-- START Supplied records --

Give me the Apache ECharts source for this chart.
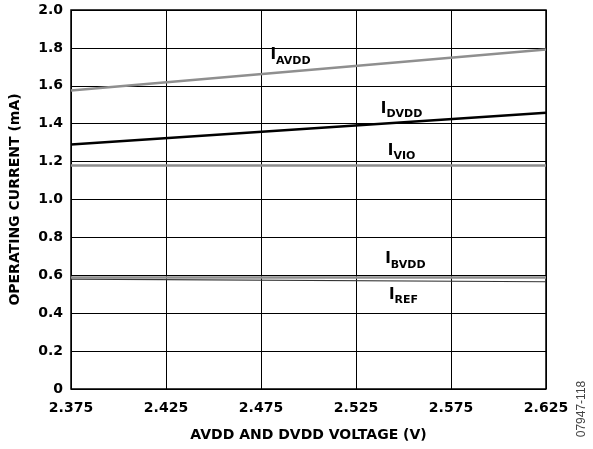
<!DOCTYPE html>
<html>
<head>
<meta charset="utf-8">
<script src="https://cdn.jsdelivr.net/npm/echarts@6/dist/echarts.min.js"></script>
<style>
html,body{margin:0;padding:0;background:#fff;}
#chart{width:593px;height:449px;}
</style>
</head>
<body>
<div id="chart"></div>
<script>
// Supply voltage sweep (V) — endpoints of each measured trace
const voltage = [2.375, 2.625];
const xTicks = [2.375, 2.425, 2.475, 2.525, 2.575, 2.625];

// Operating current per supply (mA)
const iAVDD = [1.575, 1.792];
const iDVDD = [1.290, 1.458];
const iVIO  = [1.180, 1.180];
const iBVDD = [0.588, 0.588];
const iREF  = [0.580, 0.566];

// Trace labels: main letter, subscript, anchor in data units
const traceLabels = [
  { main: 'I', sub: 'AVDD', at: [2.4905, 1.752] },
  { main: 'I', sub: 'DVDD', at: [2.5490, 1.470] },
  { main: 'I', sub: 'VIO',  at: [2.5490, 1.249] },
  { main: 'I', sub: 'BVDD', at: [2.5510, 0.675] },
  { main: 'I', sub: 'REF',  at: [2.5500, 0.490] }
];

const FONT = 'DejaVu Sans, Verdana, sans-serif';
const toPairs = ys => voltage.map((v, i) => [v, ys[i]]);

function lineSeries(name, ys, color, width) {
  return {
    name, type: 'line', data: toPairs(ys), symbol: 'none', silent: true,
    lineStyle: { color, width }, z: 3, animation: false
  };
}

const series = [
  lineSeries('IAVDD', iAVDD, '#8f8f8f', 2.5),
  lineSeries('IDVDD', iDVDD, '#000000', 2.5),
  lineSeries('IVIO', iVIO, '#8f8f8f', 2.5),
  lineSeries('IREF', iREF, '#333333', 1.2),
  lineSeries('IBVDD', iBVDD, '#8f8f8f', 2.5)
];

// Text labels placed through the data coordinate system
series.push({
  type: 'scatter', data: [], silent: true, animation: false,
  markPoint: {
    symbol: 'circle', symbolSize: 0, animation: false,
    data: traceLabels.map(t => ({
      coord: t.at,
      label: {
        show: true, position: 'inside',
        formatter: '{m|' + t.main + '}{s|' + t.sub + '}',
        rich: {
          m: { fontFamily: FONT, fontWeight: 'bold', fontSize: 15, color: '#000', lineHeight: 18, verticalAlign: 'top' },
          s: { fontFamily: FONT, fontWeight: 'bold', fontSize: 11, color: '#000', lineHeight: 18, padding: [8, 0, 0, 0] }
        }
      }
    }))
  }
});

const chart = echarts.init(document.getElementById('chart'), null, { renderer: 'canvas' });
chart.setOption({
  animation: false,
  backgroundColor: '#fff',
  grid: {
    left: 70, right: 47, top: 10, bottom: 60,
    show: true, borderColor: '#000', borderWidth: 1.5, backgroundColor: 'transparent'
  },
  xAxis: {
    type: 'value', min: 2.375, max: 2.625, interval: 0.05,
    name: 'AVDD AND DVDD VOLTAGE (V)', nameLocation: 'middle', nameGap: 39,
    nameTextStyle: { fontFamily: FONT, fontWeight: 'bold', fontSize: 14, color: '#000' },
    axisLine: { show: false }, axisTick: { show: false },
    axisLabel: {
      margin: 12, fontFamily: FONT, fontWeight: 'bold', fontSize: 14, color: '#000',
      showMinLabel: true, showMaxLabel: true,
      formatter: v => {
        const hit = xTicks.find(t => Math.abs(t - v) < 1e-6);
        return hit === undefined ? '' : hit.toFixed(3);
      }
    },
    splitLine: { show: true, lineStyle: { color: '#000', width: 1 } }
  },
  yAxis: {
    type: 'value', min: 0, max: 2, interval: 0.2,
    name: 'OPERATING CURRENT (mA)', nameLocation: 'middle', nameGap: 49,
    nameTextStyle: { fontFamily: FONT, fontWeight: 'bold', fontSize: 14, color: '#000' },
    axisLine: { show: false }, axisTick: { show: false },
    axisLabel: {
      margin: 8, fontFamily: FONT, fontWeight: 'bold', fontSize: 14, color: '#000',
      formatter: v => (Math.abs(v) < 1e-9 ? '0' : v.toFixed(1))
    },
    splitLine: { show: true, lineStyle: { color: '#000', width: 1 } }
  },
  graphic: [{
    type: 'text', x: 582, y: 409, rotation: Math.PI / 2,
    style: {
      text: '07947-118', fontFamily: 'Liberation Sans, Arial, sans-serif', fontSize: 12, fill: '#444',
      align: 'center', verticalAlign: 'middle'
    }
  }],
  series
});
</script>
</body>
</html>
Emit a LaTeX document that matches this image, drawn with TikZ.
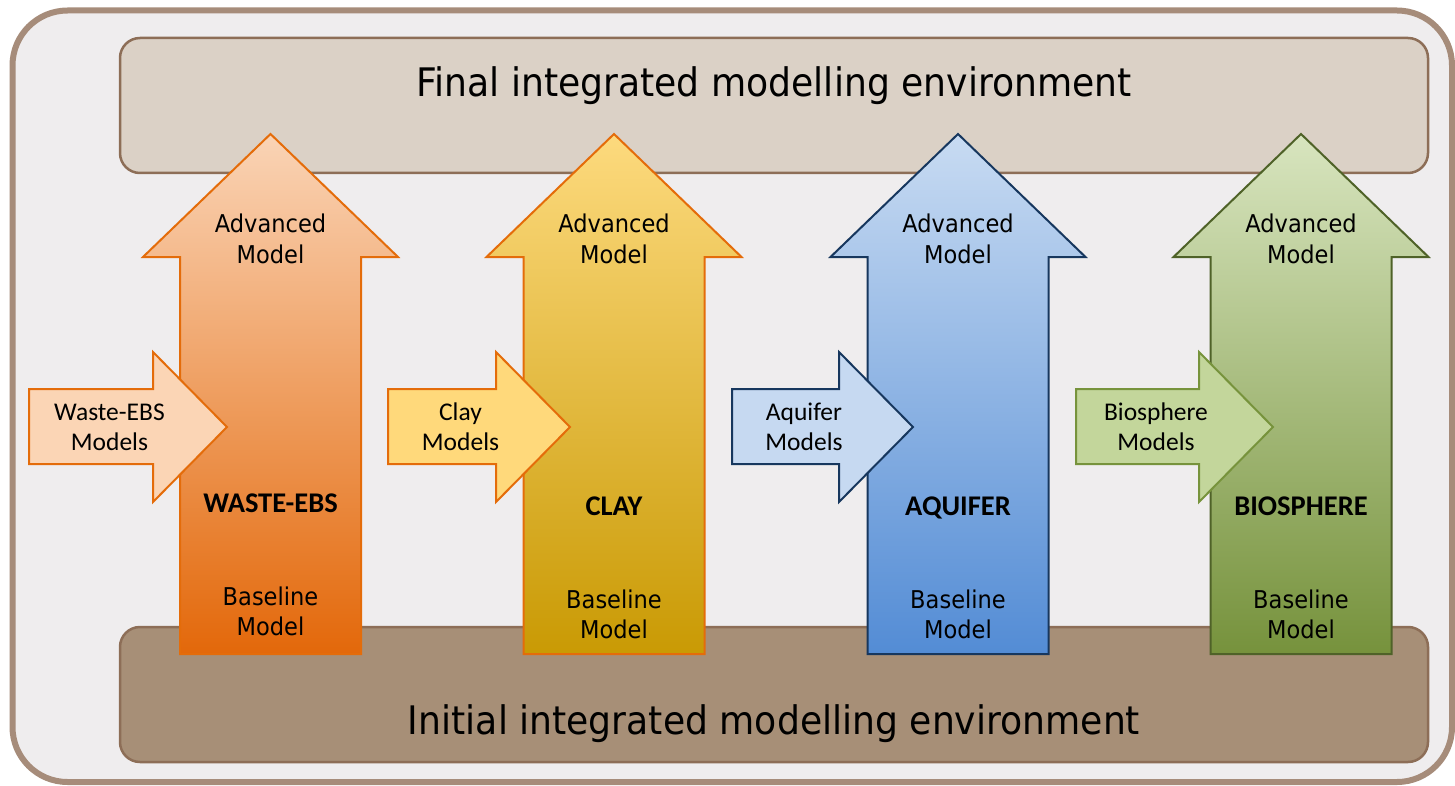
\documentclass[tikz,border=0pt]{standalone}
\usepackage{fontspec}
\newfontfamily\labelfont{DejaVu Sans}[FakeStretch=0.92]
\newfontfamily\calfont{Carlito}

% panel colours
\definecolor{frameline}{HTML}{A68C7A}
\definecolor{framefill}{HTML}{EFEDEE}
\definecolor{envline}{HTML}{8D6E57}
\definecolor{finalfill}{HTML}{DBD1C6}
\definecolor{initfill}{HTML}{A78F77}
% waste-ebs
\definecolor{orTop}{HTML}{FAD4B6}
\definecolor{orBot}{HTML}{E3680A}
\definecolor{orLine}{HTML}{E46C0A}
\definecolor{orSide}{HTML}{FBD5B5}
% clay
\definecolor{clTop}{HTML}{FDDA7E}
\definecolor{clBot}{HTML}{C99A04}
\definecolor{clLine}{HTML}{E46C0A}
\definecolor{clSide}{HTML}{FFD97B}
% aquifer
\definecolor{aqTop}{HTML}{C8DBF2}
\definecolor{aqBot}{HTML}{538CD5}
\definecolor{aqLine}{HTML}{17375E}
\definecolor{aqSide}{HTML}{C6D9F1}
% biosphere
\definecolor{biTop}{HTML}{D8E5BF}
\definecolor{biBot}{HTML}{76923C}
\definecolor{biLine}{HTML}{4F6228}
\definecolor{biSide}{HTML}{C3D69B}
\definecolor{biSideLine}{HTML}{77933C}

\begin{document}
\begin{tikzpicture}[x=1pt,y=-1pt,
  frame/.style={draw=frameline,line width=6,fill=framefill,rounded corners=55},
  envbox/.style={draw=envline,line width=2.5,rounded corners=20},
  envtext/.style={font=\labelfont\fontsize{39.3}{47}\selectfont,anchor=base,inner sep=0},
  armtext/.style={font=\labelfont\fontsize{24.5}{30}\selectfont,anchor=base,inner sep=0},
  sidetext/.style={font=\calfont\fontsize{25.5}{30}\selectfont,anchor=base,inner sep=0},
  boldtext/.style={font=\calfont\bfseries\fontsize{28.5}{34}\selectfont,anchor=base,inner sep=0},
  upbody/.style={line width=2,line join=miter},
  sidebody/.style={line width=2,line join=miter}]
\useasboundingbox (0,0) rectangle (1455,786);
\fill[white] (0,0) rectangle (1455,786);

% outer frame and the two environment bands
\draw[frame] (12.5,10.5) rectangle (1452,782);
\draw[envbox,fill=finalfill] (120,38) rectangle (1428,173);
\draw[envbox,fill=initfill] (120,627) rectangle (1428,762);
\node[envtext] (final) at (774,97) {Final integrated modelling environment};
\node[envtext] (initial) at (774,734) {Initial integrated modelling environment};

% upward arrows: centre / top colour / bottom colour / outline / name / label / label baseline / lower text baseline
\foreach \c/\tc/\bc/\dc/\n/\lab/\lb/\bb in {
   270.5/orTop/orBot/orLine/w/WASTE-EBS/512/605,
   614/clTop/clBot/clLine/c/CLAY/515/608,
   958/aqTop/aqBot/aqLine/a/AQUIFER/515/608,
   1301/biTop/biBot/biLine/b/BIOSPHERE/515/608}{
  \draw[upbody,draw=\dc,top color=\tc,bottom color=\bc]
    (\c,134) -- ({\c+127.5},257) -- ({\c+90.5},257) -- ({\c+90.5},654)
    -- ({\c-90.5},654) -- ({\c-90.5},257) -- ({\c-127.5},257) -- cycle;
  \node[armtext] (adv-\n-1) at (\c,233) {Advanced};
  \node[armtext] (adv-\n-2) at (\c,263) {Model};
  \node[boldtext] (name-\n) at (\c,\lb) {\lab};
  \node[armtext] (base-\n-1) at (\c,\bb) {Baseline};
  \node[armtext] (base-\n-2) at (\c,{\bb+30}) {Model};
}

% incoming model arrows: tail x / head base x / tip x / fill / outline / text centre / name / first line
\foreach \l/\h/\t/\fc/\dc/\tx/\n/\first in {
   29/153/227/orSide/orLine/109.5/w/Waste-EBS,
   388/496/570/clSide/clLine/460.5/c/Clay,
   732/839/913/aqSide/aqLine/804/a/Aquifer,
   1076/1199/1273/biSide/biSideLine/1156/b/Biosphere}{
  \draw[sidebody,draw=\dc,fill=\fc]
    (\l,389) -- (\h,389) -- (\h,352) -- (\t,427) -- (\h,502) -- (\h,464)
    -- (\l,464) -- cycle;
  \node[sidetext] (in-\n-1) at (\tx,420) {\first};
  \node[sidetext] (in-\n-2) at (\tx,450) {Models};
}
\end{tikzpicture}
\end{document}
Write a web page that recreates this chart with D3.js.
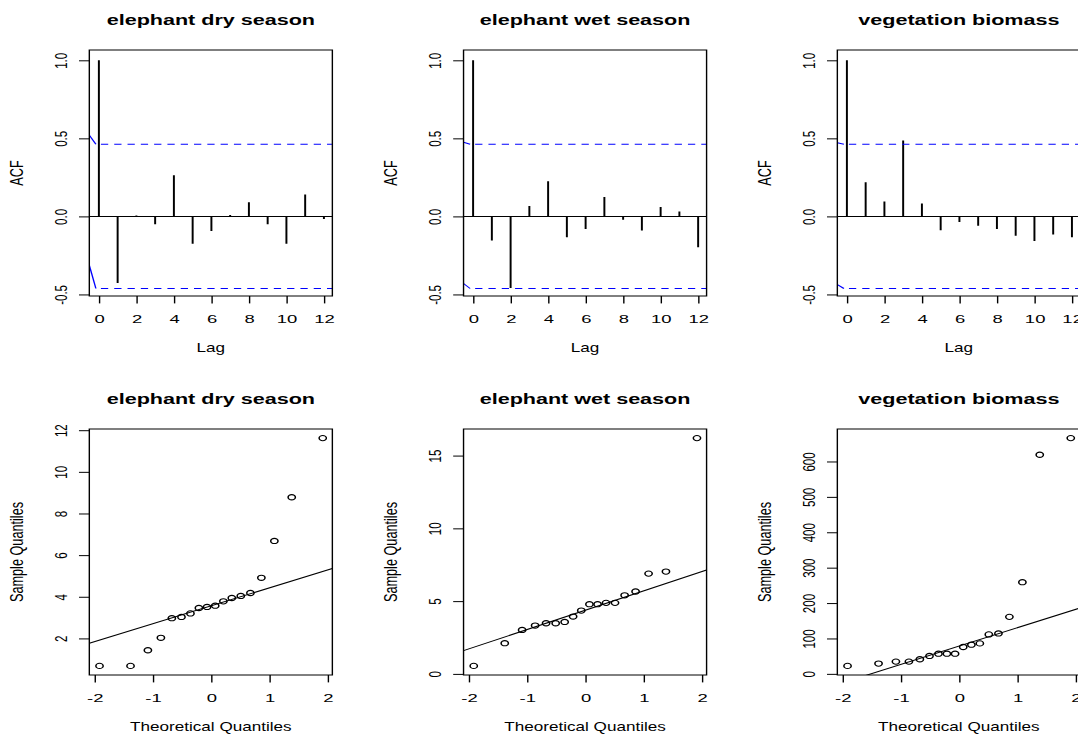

-- END Supplied records --

Find the lines above holding the word "with" and show them.

Emit a LaTeX document that matches this image, drawn with TikZ.
Write a web page that recreates this chart with D3.js.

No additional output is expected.